WORK TO BE COMPLETED >>
Using the records below, copy exactly the part that opens with the line holding "Output the web" and closes with the line holding "ctx.fillText('Curva ABC', 551, 44);", minus the pictures.

SOURCE MATERIAL >>
--------

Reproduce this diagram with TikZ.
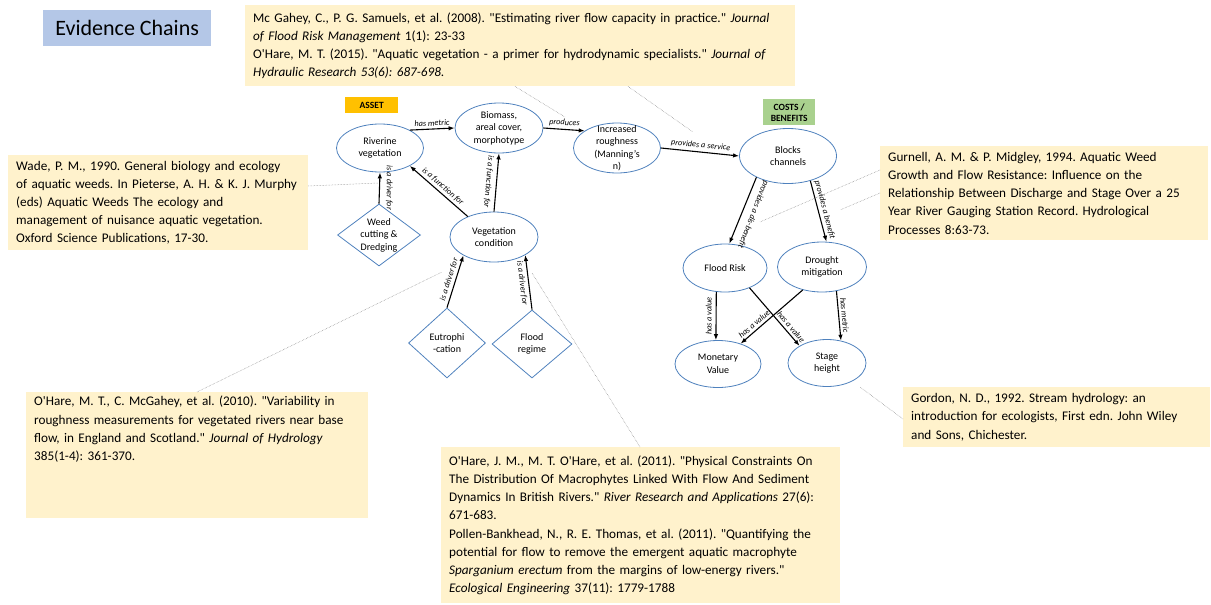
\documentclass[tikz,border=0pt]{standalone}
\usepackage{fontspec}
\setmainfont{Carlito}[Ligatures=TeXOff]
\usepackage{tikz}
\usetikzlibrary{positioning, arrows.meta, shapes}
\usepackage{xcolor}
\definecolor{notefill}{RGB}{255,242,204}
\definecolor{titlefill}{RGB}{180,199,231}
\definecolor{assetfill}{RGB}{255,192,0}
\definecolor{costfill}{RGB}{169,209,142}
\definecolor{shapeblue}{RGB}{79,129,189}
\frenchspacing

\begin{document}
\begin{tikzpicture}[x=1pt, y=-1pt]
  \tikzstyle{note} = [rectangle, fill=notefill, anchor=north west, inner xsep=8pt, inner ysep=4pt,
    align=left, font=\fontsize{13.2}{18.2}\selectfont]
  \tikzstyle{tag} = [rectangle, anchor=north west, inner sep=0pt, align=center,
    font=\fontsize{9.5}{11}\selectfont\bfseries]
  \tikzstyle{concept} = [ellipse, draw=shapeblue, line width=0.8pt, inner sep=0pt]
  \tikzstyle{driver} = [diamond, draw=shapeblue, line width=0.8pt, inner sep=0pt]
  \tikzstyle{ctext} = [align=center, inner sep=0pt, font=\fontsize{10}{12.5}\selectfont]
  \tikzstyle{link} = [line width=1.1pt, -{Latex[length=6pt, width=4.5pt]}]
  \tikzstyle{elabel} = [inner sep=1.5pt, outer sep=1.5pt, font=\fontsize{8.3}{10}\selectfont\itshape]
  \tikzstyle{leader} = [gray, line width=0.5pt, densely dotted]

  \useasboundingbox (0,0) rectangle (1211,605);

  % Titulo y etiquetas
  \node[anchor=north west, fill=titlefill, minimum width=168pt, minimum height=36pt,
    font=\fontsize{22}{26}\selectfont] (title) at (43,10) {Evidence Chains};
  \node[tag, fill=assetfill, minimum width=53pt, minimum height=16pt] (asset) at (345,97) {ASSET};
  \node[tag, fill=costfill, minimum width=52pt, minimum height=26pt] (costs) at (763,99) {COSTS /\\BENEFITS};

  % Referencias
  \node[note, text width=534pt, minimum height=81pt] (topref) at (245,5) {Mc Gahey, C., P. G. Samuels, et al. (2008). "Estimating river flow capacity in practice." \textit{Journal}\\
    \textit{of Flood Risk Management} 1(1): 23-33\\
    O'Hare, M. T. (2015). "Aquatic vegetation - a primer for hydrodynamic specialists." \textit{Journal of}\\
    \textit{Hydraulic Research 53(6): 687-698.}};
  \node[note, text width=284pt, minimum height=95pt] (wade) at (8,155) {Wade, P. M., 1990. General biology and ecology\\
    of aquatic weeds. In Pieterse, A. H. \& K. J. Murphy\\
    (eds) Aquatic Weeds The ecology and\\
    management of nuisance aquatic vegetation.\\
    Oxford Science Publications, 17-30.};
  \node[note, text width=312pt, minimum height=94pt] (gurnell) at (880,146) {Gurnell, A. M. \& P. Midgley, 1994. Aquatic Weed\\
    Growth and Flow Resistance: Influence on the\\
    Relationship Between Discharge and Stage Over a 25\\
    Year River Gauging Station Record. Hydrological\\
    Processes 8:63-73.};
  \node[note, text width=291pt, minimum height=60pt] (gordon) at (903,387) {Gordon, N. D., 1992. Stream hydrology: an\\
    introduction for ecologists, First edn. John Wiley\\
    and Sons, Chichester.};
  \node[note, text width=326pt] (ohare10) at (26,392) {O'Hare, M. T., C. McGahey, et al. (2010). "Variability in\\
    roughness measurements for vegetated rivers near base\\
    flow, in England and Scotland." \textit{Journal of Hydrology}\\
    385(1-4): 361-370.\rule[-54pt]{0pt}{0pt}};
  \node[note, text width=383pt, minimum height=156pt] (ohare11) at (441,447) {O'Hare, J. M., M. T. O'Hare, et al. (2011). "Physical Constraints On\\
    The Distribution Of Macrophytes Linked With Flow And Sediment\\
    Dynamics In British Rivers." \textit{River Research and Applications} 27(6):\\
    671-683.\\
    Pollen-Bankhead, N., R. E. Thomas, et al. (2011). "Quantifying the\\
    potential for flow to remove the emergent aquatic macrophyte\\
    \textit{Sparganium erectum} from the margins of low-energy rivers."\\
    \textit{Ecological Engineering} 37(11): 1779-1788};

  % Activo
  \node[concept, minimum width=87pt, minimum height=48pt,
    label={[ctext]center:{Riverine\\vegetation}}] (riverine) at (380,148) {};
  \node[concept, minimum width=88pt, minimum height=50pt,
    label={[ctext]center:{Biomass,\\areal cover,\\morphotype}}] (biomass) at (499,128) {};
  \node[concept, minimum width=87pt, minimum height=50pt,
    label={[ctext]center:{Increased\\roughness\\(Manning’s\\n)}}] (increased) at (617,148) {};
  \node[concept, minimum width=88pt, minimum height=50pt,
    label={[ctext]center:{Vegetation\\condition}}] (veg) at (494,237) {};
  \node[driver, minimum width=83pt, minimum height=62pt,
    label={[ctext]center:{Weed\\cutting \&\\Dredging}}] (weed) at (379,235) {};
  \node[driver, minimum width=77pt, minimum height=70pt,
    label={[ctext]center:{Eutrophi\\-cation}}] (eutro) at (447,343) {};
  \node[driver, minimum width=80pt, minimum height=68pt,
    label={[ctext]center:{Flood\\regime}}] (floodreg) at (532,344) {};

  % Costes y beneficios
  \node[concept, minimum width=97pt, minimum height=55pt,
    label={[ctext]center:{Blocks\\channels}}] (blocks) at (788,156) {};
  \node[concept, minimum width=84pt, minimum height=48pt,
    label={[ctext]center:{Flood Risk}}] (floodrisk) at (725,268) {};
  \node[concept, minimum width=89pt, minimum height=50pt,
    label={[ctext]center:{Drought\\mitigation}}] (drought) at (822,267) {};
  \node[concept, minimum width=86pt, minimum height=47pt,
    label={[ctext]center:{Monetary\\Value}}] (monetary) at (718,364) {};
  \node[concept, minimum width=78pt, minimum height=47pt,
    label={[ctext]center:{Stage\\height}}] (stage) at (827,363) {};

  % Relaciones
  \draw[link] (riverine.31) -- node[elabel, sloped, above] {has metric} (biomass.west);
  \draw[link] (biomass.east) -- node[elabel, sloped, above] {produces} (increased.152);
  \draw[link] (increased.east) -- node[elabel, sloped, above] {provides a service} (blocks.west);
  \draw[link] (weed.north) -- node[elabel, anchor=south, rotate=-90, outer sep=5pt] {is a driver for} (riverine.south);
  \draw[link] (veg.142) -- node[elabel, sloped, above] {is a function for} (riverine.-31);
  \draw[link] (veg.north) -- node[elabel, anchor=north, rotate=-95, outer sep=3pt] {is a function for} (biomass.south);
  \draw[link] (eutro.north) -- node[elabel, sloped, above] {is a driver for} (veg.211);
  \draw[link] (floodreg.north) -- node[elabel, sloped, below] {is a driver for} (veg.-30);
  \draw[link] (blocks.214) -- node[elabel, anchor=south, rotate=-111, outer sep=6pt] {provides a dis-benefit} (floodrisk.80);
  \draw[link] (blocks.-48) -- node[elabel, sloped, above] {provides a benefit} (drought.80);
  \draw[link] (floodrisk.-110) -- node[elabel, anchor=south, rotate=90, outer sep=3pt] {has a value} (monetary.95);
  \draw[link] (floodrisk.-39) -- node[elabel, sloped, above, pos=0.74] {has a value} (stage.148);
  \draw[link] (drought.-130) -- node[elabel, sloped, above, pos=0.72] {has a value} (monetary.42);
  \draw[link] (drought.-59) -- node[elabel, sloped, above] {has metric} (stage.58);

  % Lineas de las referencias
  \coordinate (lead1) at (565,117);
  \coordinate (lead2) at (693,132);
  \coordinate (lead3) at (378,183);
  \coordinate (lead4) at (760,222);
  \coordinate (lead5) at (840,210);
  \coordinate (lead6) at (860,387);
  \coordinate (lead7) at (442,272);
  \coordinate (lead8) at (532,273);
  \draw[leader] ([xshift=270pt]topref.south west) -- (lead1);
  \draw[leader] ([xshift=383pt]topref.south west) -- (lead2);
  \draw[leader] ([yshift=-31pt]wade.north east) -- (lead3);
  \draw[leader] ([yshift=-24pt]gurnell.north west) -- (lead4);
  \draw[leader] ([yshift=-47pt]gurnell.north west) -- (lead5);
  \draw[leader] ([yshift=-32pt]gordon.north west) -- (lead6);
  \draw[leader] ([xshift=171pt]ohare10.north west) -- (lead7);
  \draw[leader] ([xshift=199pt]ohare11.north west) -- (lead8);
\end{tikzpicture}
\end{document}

--------

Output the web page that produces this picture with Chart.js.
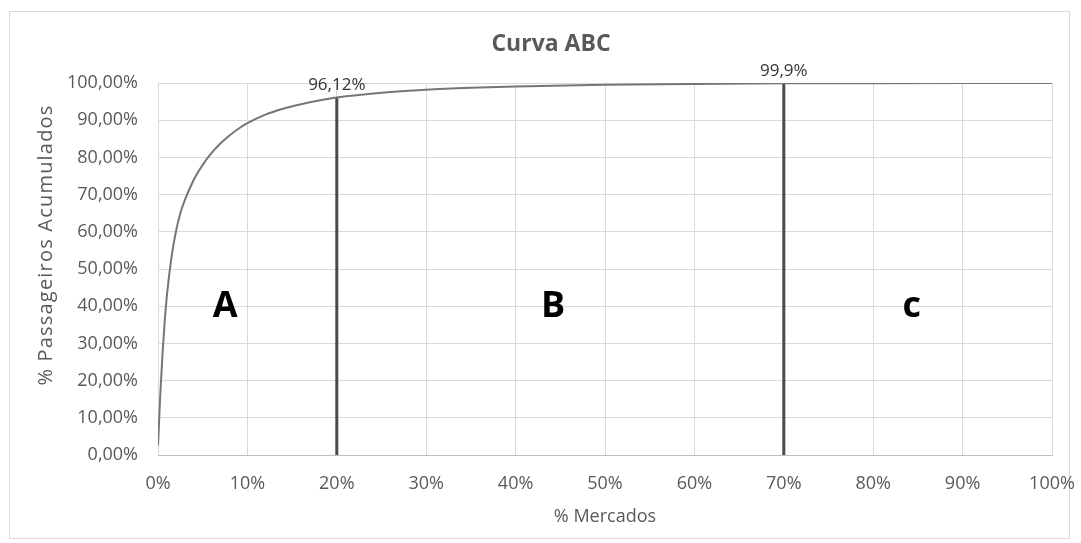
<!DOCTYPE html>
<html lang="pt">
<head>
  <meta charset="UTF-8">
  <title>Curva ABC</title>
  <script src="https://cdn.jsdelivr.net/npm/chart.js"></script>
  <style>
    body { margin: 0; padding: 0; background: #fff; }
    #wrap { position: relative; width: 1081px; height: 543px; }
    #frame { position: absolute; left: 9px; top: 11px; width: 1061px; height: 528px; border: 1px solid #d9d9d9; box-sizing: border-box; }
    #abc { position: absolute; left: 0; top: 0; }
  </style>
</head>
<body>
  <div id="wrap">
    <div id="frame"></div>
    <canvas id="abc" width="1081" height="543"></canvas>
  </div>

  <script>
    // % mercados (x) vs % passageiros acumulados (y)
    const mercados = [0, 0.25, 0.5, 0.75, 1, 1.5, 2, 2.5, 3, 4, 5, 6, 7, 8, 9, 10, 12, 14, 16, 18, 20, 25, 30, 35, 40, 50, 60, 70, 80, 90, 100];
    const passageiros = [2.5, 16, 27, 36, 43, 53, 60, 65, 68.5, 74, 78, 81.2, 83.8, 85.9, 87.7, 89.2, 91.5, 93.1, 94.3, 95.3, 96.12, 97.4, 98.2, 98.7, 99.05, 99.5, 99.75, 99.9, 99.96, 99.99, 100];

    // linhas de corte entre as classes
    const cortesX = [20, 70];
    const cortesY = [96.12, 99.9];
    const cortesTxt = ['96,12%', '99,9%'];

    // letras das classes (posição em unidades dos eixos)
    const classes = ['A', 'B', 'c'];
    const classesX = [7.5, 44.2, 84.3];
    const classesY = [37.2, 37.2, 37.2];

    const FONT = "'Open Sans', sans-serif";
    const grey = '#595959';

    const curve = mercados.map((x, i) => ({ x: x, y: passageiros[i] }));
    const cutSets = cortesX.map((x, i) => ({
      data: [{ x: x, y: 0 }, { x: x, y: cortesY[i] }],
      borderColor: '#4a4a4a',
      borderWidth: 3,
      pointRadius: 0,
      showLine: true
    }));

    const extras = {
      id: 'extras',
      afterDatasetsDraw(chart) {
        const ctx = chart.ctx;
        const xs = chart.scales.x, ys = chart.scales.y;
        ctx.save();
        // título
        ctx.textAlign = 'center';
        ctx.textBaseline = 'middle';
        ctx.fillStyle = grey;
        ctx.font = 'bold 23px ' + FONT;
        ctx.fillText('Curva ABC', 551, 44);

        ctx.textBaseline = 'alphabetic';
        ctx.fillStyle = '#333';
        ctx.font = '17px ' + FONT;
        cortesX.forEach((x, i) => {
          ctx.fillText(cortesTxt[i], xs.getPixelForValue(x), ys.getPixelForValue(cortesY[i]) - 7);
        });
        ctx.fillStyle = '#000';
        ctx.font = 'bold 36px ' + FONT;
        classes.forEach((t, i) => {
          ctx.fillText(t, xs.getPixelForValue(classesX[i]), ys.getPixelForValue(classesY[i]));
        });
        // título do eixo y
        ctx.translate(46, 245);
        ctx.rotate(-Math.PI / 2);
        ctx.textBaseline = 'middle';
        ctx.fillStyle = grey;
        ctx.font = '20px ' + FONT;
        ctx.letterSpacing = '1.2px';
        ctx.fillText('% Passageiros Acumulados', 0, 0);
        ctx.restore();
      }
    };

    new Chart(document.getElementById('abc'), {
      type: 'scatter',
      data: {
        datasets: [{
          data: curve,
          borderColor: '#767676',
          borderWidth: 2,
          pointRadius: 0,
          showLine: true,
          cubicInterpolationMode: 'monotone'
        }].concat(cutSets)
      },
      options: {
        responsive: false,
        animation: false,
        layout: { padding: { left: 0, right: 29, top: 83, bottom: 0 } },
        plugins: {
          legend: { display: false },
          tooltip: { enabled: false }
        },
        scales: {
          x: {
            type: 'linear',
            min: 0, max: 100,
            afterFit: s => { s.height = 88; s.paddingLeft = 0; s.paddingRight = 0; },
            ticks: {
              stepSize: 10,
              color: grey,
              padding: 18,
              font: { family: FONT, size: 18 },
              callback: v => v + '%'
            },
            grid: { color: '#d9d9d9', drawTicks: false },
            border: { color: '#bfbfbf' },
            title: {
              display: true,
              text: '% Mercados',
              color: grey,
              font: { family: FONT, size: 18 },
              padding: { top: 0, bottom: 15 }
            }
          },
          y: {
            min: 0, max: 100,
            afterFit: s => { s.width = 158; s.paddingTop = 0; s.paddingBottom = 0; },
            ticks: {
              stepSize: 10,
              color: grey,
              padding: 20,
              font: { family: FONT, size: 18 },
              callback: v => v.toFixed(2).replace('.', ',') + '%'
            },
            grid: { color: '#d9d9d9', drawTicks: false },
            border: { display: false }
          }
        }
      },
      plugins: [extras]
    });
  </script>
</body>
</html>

--------

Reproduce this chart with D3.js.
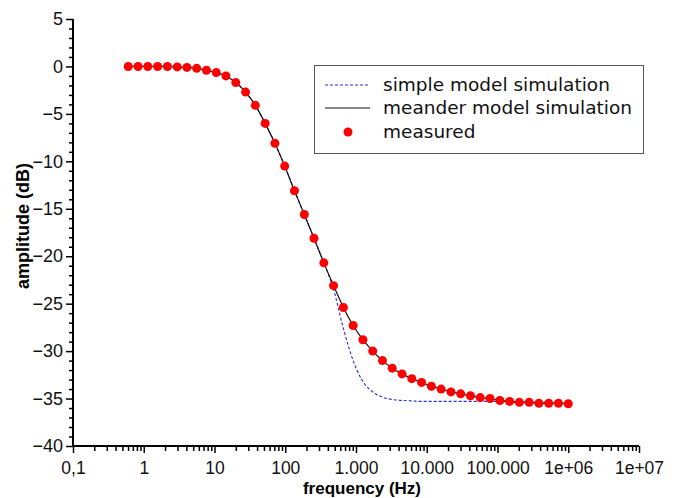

--------

PROBLEM SOLUTION >>
Output the web page that produces this picture with Chart.js.
<!DOCTYPE html>
<html lang="pt">
<head>
  <meta charset="UTF-8">
  <title>Curva ABC</title>
  <script src="https://cdn.jsdelivr.net/npm/chart.js"></script>
  <style>
    body { margin: 0; padding: 0; background: #fff; }
    #wrap { position: relative; width: 1081px; height: 543px; }
    #frame { position: absolute; left: 9px; top: 11px; width: 1061px; height: 528px; border: 1px solid #d9d9d9; box-sizing: border-box; }
    #abc { position: absolute; left: 0; top: 0; }
  </style>
</head>
<body>
  <div id="wrap">
    <div id="frame"></div>
    <canvas id="abc" width="1081" height="543"></canvas>
  </div>

  <script>
    // % mercados (x) vs % passageiros acumulados (y)
    const mercados = [0, 0.25, 0.5, 0.75, 1, 1.5, 2, 2.5, 3, 4, 5, 6, 7, 8, 9, 10, 12, 14, 16, 18, 20, 25, 30, 35, 40, 50, 60, 70, 80, 90, 100];
    const passageiros = [2.5, 16, 27, 36, 43, 53, 60, 65, 68.5, 74, 78, 81.2, 83.8, 85.9, 87.7, 89.2, 91.5, 93.1, 94.3, 95.3, 96.12, 97.4, 98.2, 98.7, 99.05, 99.5, 99.75, 99.9, 99.96, 99.99, 100];

    // linhas de corte entre as classes
    const cortesX = [20, 70];
    const cortesY = [96.12, 99.9];
    const cortesTxt = ['96,12%', '99,9%'];

    // letras das classes (posição em unidades dos eixos)
    const classes = ['A', 'B', 'c'];
    const classesX = [7.5, 44.2, 84.3];
    const classesY = [37.2, 37.2, 37.2];

    const FONT = "'Open Sans', sans-serif";
    const grey = '#595959';

    const curve = mercados.map((x, i) => ({ x: x, y: passageiros[i] }));
    const cutSets = cortesX.map((x, i) => ({
      data: [{ x: x, y: 0 }, { x: x, y: cortesY[i] }],
      borderColor: '#4a4a4a',
      borderWidth: 3,
      pointRadius: 0,
      showLine: true
    }));

    const extras = {
      id: 'extras',
      afterDatasetsDraw(chart) {
        const ctx = chart.ctx;
        const xs = chart.scales.x, ys = chart.scales.y;
        ctx.save();
        // título
        ctx.textAlign = 'center';
        ctx.textBaseline = 'middle';
        ctx.fillStyle = grey;
        ctx.font = 'bold 23px ' + FONT;
        ctx.fillText('Curva ABC', 551, 44);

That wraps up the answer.